Task details. Retype only the lines from the one containing "Recreate this image" through the one containing "YAxis, Legend, LabelList", both included, word for word. Pictures stay out of the copy.

Dataset items:
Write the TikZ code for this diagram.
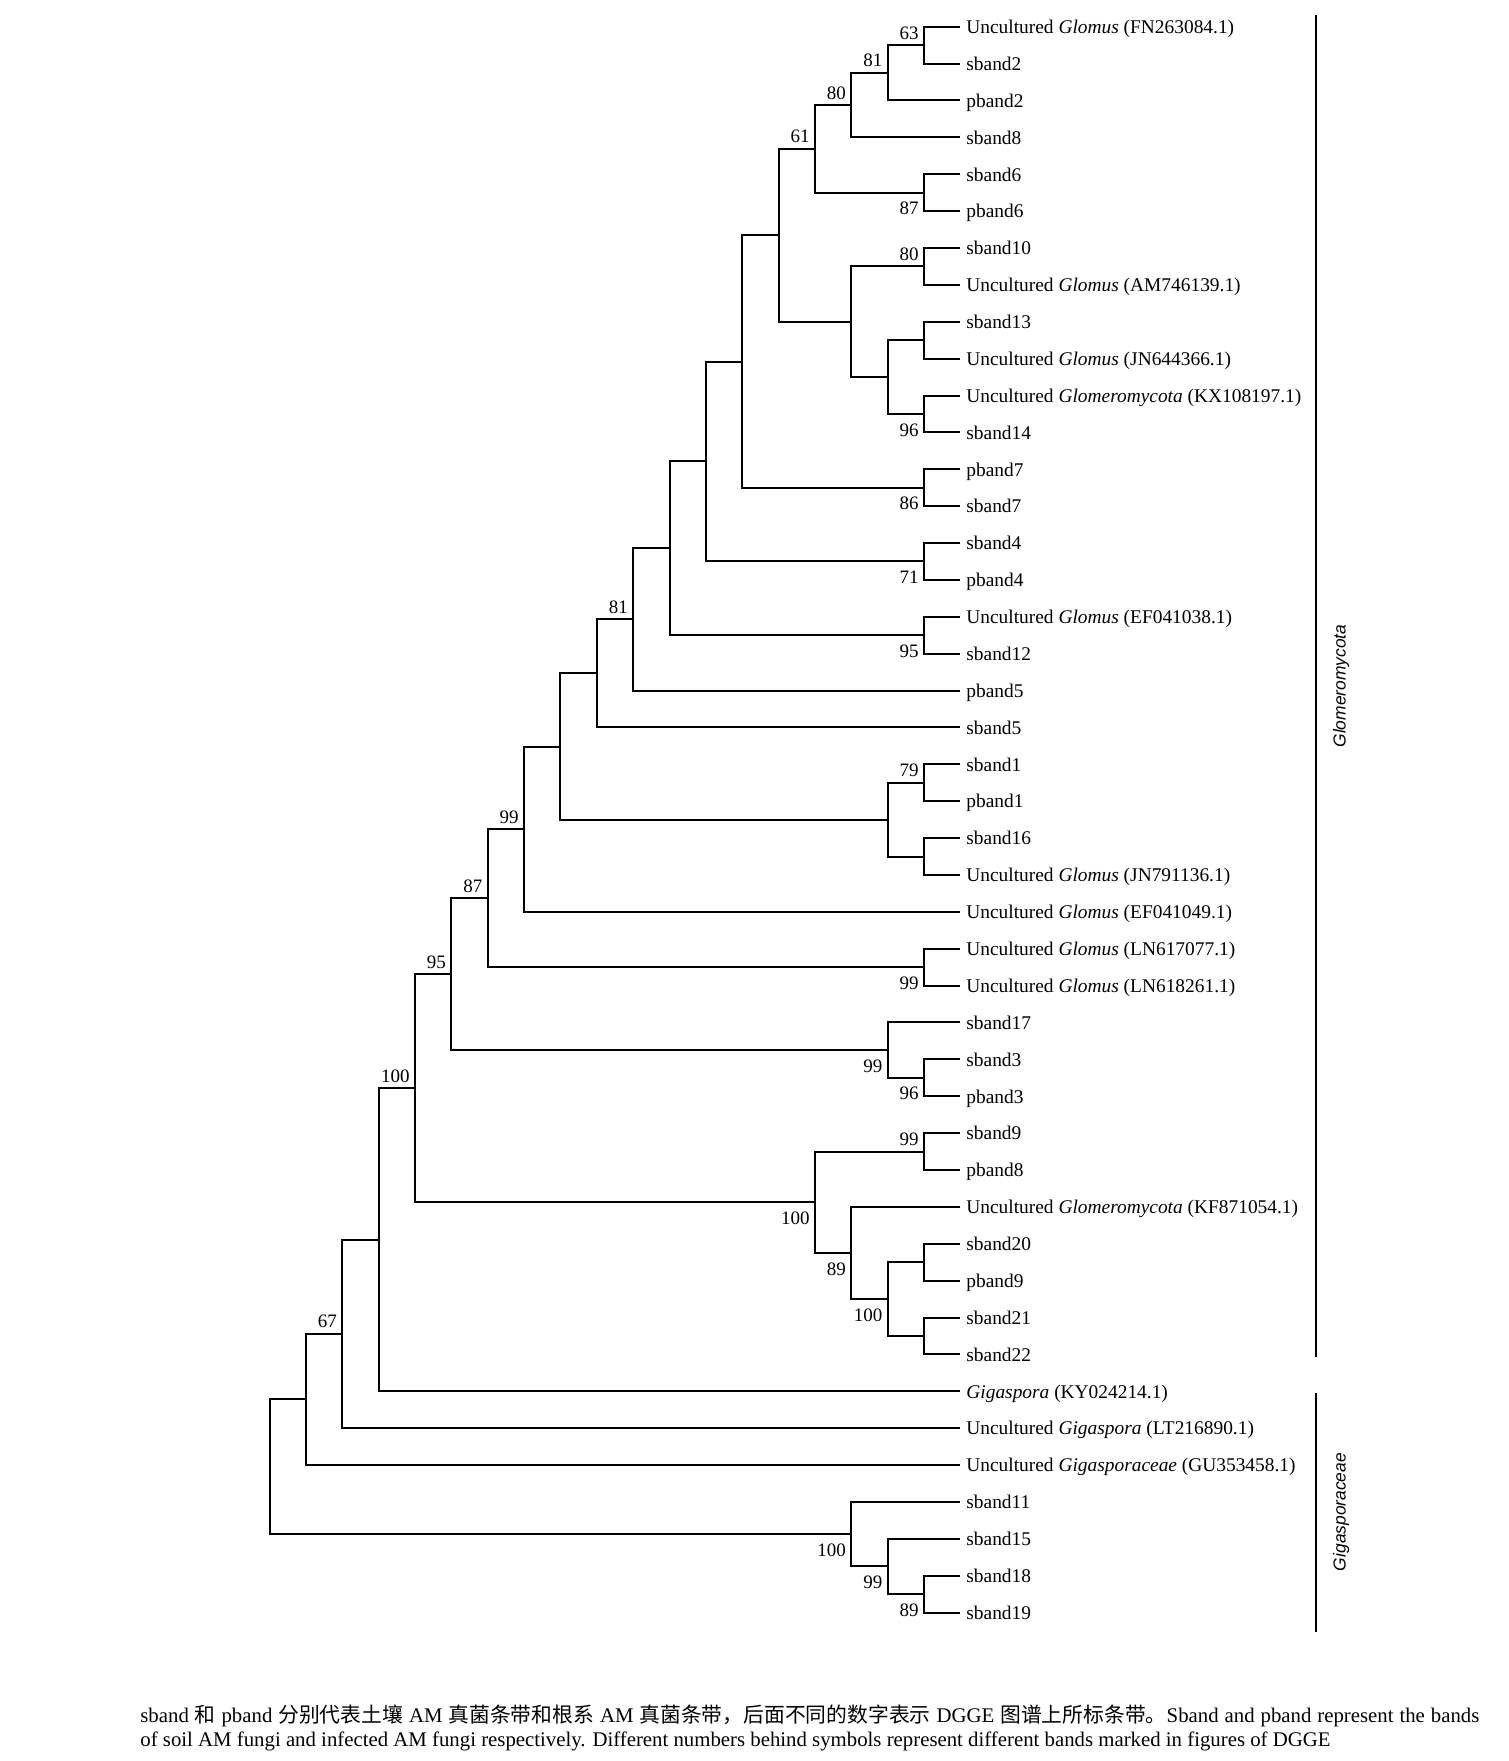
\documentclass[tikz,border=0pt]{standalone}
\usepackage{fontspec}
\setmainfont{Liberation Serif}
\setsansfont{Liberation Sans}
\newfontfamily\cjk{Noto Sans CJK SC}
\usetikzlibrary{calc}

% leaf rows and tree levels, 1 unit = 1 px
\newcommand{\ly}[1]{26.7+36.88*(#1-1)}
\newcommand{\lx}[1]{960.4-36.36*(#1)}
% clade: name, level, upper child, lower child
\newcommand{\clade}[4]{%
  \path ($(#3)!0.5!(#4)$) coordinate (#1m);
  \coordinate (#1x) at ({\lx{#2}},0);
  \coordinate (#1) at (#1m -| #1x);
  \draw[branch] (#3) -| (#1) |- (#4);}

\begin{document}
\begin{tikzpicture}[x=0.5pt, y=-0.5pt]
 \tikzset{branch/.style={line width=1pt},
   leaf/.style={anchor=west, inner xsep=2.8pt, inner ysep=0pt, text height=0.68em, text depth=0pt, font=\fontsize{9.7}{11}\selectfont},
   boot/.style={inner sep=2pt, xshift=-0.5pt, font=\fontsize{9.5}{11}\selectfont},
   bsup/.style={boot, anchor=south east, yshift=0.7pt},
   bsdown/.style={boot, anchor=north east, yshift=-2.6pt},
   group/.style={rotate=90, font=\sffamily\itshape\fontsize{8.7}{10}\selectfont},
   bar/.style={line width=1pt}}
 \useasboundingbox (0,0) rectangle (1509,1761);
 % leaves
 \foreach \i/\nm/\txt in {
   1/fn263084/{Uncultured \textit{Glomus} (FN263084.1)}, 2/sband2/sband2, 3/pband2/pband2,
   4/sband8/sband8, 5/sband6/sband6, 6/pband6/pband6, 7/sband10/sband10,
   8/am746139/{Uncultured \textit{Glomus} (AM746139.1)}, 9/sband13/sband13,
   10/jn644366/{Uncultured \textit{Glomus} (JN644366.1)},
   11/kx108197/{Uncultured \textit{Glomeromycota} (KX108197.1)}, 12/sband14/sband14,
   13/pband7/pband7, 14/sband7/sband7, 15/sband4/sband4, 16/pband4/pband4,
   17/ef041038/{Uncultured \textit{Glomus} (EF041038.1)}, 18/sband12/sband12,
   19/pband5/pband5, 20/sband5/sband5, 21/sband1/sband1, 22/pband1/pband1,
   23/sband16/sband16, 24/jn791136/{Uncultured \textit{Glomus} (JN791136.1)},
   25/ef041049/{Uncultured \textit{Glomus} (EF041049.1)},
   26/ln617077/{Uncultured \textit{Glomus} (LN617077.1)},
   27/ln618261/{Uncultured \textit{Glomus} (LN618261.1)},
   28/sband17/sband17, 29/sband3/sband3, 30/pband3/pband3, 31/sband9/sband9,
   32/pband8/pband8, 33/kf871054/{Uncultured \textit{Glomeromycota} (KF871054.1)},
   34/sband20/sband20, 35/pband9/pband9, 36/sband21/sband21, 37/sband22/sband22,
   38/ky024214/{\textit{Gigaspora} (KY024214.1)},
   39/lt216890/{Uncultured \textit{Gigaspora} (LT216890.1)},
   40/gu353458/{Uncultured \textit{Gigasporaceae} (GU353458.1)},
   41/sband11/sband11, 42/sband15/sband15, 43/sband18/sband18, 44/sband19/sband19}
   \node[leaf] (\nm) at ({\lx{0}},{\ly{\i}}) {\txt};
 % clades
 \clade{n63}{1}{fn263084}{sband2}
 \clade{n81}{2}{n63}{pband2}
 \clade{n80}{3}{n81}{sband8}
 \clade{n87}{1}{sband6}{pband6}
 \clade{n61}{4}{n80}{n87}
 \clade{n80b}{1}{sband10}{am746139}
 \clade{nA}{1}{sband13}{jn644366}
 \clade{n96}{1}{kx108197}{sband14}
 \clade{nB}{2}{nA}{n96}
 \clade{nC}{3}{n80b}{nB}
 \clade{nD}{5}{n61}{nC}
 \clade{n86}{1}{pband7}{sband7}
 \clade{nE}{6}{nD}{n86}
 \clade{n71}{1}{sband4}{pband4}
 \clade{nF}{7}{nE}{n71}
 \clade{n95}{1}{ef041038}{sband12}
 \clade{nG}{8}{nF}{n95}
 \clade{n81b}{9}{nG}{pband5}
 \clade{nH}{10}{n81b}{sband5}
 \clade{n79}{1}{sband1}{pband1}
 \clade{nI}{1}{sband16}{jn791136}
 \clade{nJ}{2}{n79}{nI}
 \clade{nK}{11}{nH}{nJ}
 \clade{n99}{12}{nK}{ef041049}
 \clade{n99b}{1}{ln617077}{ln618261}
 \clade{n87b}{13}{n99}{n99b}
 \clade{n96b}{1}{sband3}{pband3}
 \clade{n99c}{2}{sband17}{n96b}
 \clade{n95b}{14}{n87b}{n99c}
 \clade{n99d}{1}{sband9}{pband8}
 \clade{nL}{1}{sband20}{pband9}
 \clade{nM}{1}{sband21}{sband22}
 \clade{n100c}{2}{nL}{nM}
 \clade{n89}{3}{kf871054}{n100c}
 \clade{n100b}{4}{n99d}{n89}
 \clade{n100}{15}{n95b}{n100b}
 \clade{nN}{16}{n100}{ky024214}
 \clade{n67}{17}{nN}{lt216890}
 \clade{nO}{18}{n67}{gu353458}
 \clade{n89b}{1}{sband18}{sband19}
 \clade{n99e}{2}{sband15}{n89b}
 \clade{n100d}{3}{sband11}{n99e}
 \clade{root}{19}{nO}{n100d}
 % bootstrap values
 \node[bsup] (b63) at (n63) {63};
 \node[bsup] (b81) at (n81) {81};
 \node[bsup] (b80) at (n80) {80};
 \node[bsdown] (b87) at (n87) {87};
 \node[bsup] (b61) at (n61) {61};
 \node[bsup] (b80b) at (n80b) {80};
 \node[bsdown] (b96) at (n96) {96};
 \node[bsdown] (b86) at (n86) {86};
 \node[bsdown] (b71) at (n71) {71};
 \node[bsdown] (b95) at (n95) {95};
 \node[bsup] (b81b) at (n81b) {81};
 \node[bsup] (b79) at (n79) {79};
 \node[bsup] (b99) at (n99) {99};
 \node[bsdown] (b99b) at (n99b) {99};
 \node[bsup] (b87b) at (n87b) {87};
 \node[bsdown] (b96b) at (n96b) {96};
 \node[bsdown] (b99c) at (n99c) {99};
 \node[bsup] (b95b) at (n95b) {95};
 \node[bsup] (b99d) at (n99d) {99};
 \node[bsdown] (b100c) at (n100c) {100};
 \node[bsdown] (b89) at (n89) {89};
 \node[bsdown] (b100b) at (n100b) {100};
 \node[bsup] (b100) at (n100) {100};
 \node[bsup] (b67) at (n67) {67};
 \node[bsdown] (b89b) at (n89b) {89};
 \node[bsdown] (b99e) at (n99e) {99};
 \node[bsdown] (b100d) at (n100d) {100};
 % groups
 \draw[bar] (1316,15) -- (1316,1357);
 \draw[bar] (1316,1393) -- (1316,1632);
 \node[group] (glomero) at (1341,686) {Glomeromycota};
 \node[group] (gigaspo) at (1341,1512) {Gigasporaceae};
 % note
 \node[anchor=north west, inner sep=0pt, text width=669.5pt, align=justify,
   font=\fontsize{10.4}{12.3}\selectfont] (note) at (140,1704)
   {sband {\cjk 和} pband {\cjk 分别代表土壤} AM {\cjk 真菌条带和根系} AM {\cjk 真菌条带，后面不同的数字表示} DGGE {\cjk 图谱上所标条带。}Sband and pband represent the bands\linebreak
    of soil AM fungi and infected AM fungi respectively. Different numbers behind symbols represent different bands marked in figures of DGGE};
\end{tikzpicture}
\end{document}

==

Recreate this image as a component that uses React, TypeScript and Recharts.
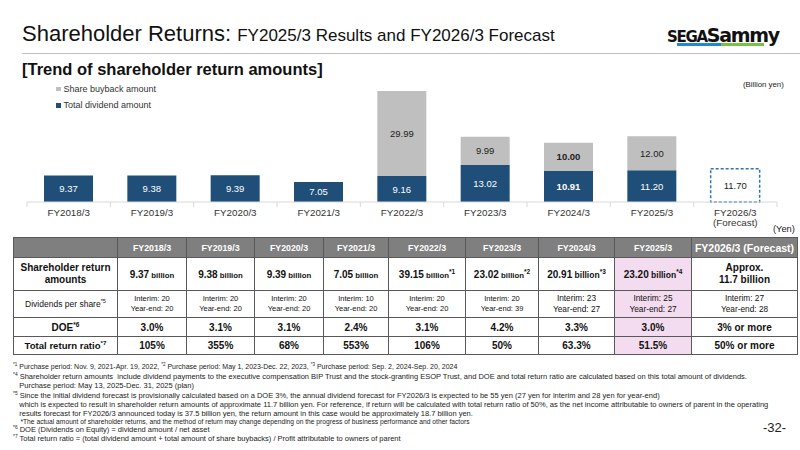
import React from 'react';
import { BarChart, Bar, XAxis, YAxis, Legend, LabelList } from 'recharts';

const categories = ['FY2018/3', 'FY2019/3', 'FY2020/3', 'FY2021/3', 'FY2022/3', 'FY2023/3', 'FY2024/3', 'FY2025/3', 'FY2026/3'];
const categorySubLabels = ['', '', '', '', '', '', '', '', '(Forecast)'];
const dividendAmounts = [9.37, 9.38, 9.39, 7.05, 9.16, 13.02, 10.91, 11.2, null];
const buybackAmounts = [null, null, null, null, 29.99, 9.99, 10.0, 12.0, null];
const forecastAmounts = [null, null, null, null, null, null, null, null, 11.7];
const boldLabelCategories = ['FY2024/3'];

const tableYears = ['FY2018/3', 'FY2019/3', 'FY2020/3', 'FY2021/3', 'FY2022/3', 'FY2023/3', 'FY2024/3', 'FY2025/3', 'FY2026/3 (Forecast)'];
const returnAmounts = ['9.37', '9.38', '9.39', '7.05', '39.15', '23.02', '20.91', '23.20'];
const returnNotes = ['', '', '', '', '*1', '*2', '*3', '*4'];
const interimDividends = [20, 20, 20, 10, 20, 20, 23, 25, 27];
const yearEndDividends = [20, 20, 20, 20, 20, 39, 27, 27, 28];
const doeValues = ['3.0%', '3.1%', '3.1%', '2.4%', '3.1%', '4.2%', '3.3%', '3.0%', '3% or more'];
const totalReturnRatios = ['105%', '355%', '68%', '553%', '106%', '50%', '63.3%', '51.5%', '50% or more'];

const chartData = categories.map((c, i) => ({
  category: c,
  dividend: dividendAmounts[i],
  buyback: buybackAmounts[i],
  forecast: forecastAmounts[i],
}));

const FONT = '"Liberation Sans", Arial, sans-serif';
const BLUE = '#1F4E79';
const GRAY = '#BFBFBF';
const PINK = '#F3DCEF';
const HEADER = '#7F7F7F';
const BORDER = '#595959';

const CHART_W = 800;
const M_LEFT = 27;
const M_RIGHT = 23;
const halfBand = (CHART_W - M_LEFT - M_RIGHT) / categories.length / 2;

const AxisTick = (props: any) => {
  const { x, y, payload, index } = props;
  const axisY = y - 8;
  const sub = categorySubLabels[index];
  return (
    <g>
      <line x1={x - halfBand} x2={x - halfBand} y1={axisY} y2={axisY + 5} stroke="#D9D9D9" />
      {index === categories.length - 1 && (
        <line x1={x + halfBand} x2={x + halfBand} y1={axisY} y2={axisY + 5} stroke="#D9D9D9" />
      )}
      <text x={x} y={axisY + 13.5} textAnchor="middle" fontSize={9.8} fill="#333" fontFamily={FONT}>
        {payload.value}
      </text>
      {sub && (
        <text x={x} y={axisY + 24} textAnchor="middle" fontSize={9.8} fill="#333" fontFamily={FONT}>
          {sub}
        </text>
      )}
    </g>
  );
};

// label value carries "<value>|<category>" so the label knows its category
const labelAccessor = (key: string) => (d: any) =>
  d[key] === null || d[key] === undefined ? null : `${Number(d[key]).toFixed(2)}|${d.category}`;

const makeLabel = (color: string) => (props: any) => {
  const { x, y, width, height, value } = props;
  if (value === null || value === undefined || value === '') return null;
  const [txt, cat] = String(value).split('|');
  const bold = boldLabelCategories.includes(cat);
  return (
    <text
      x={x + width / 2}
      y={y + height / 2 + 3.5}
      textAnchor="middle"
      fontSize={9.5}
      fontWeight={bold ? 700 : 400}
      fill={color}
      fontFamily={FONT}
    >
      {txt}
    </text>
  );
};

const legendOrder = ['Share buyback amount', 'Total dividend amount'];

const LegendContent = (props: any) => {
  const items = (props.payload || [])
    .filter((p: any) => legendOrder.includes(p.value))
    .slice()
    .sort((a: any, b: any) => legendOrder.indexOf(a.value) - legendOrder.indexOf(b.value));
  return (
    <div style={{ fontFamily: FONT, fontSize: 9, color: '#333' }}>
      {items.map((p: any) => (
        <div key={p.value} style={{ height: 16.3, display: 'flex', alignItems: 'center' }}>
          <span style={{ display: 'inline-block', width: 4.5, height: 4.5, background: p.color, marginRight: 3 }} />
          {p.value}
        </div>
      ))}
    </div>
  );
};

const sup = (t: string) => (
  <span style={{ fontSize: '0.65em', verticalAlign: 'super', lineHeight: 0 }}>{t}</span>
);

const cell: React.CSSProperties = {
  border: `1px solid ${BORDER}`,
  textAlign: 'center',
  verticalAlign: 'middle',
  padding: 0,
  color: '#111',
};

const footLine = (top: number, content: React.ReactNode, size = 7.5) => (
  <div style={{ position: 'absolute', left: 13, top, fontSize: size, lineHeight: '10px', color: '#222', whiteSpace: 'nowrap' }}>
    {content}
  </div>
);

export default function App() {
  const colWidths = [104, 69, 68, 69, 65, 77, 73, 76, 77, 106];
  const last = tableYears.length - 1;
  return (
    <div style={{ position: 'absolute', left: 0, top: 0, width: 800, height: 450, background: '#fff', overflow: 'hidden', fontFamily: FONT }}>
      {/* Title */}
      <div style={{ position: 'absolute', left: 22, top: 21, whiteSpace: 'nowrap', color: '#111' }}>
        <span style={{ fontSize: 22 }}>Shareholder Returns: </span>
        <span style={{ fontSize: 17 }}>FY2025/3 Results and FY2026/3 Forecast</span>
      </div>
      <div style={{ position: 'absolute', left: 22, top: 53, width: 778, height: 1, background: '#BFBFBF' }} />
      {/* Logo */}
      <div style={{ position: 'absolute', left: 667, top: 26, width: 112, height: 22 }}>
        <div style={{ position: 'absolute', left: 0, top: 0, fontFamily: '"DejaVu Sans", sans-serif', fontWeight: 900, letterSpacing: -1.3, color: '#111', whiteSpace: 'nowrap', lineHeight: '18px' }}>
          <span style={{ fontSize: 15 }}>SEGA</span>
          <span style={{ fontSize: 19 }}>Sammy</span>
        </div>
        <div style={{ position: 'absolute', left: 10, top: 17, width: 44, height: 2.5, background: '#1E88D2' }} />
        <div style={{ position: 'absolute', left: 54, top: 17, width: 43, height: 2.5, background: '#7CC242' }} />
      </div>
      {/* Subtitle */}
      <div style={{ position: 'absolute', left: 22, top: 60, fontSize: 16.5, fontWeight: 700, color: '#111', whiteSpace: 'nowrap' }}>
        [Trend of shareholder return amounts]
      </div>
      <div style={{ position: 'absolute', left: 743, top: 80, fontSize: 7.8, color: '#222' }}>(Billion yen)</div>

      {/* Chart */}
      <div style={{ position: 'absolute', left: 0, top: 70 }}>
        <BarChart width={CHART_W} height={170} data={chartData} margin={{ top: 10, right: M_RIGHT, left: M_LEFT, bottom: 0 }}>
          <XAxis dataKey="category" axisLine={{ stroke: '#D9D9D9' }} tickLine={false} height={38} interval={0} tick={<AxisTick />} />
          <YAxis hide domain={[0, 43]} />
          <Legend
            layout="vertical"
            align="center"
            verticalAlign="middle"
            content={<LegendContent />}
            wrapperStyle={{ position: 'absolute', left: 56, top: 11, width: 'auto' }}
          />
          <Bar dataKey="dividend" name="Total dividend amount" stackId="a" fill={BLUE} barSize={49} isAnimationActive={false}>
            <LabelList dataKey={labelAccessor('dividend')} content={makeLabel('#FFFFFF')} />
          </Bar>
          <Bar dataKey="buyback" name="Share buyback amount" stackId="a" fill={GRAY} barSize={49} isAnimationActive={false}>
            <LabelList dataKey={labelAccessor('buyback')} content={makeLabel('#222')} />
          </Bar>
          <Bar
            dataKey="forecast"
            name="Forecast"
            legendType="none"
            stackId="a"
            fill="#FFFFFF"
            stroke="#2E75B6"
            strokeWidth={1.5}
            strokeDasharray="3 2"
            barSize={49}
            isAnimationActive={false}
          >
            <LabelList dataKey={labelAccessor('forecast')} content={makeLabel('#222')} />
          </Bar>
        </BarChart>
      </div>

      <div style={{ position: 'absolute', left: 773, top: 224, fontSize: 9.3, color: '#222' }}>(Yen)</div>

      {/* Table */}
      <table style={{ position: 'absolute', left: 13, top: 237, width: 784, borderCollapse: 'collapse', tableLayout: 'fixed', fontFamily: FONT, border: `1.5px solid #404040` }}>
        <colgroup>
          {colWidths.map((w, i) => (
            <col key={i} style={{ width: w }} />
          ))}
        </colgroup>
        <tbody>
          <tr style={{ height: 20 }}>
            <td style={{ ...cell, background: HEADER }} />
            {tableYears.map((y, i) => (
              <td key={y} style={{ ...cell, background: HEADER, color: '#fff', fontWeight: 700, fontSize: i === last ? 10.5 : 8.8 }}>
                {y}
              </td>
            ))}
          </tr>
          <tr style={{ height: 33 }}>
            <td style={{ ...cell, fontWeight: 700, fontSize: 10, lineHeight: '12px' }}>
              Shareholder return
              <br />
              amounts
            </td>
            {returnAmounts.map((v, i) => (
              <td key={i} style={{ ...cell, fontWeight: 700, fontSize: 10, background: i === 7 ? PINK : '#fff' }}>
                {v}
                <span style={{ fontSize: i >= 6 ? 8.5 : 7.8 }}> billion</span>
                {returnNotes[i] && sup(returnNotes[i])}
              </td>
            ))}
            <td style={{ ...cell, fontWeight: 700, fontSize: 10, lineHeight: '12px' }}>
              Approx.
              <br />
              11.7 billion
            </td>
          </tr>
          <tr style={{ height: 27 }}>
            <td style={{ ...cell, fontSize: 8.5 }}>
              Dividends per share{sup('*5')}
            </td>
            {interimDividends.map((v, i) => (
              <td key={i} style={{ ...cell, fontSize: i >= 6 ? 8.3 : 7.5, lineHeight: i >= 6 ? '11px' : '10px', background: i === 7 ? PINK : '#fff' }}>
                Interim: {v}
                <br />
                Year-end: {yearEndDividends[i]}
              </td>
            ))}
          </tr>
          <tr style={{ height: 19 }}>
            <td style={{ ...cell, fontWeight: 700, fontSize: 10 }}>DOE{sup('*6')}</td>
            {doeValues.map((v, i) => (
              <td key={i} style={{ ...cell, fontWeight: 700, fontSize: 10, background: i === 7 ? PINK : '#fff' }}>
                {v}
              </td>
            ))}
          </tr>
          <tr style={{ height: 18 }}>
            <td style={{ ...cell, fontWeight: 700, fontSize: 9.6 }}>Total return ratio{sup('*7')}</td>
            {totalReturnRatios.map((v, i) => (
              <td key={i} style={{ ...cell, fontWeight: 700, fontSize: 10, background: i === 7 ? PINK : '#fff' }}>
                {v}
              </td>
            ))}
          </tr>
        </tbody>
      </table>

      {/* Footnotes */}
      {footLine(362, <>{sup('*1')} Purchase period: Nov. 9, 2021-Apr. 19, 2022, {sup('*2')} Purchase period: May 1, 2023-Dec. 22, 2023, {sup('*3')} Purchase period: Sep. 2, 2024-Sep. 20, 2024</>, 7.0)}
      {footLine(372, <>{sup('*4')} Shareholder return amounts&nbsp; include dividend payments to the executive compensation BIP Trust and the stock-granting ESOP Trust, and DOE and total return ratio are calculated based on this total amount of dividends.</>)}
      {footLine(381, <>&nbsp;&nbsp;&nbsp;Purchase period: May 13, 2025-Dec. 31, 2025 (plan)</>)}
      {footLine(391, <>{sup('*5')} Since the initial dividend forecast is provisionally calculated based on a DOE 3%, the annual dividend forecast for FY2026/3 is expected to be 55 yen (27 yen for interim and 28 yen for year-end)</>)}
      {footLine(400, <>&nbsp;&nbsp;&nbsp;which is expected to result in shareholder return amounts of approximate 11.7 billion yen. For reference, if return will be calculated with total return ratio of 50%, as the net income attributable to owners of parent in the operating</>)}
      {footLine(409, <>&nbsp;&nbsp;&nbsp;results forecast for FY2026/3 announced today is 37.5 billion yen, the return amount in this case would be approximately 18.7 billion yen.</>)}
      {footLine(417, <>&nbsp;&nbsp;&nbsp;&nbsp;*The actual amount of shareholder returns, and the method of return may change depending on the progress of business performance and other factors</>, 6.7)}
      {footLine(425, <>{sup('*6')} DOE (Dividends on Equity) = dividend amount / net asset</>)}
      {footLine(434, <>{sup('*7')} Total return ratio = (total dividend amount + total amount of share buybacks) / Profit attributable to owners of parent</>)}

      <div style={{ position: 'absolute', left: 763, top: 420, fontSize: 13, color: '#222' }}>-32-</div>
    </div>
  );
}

Complete answer.
Recreate this image as a component that uses React, TypeScript and Recharts.
import React from 'react';
import { BarChart, Bar, XAxis, YAxis, Legend, LabelList } from 'recharts';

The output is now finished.